This is not how yield curve inversions work
Over the last couple of weeks, I have seen several bloggers make a fuzz about the fact that the Treasury yield curve is steepening and no longer inverted. The general thrust (either stated explicitly or heavily implied) of these articles is that since the yield curve is no longer inverted, there won’t be a recession.
I am sorry, but that is not how logic works.
It is one of the most common logical fallacies to conclude that the inverse of “If A then B” is “If not A then not B”. “If the yield curve inverts, the US economy drops into recession” does not imply “If the yield curve does not invert, the US economy does not drop into recession”.
The correct contraposition of “If A then B” is “If not B then not A”. “If the yield curve inverts, the US economy drops into recession” implies “If the US economy does not drop into recession, then the yield curve does not invert”. Unfortunately, the last statement doesn’t make for a good story, so you never hear about that.
By the way, if you do not understand why “If A then B” implies “If not B then not A” then you need to brush up on your high school math (at least that’s where I learned that) or simply look up the explanation here.
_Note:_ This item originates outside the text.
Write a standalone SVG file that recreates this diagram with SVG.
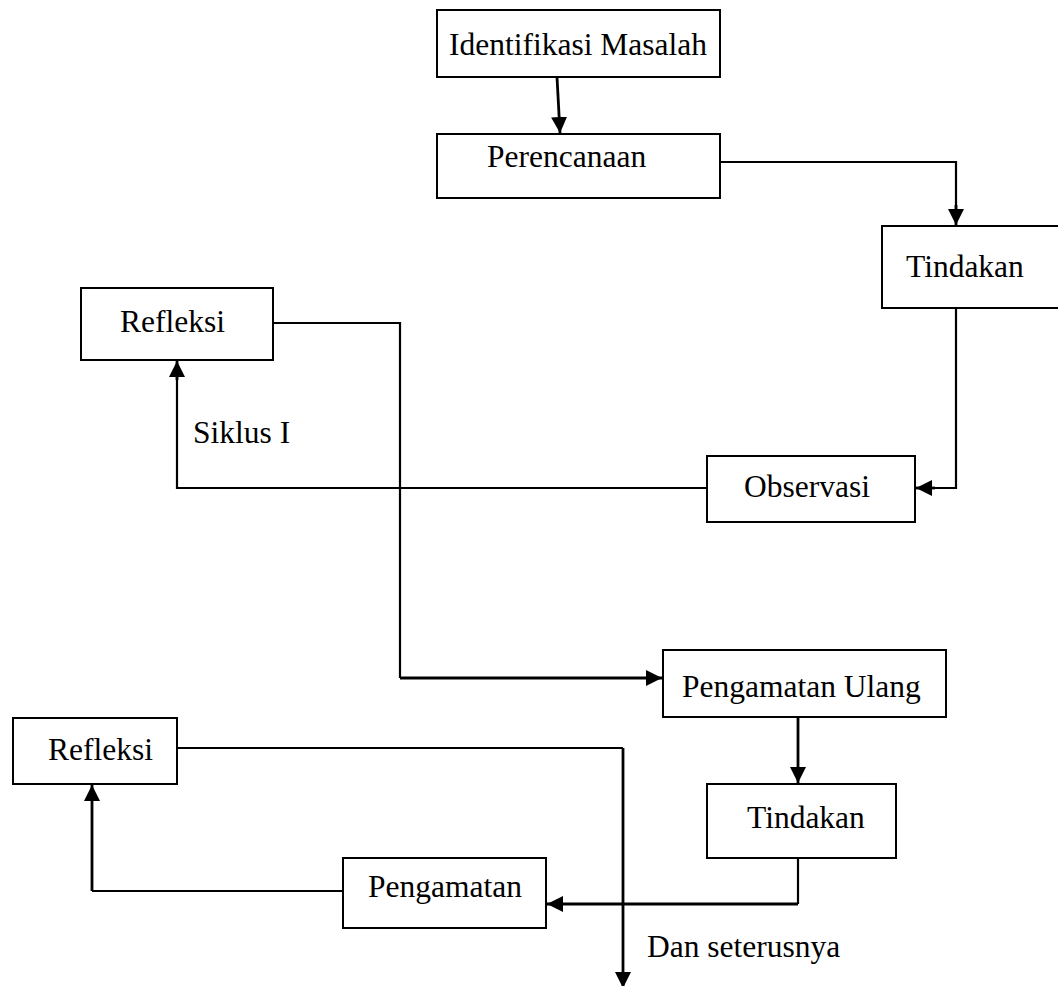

Unfortunately, the inability to do simple logic is widespread in the investment world and one of the reasons why so many pundits can safely be ignored.
Let’s look at past yield curve inversions in the US to see what’s what. The chart below shows the difference between the 10-year and 2-year Treasury yield (10Y2Y) going back to 1976. As I have explained here, the 10Y2Y spread is my preferred measure of yield curve inversions because it has very few if any false positives.
Spread between 10-year and 2-year Treasury yields and US recessions
Source: FRED St. Louis Fed.
The eagle-eyed observer will notice that before almost every recession, the yield curve inverted and then steepened again, sometimes several times before the actual onset of a recession.
But for those of you like me who suffer from bad eyesight, I have summarised the data in the table below. For every recession since 1976, I have noted down the start date of the recession and the start and end date of the first yield curve inversion before the recession. I only counted yield curve inversions that happened at most two years before the onset of the recession. If a yield curve inversion ended before the onset of a recession, I checked if the yield curve dropped back into inversion before the recession. In order to avoid false counts simply because the yield spread was fluctuating around the zero mark, I only counted yield curve inversions as new inversions if they happened at least one month after the last inversion ended. As you can see, with the exception of the double-dip recession in the early 1980s, every recession of the last thirty years was preceded by yield curve inversions that were interrupted several times. A steepening yield curve and an interrupted inversion is rather the norm before a recession.
Interruptions of yield curve inversions before recessions
And how often did the yield curve invert and no recession followed within two years of the first inversion?
There has not been a single false positive since 1976. If you ask me, I wouldn’t get my hopes up that this time is different, and we don’t get a recession in the US in the next one to two years.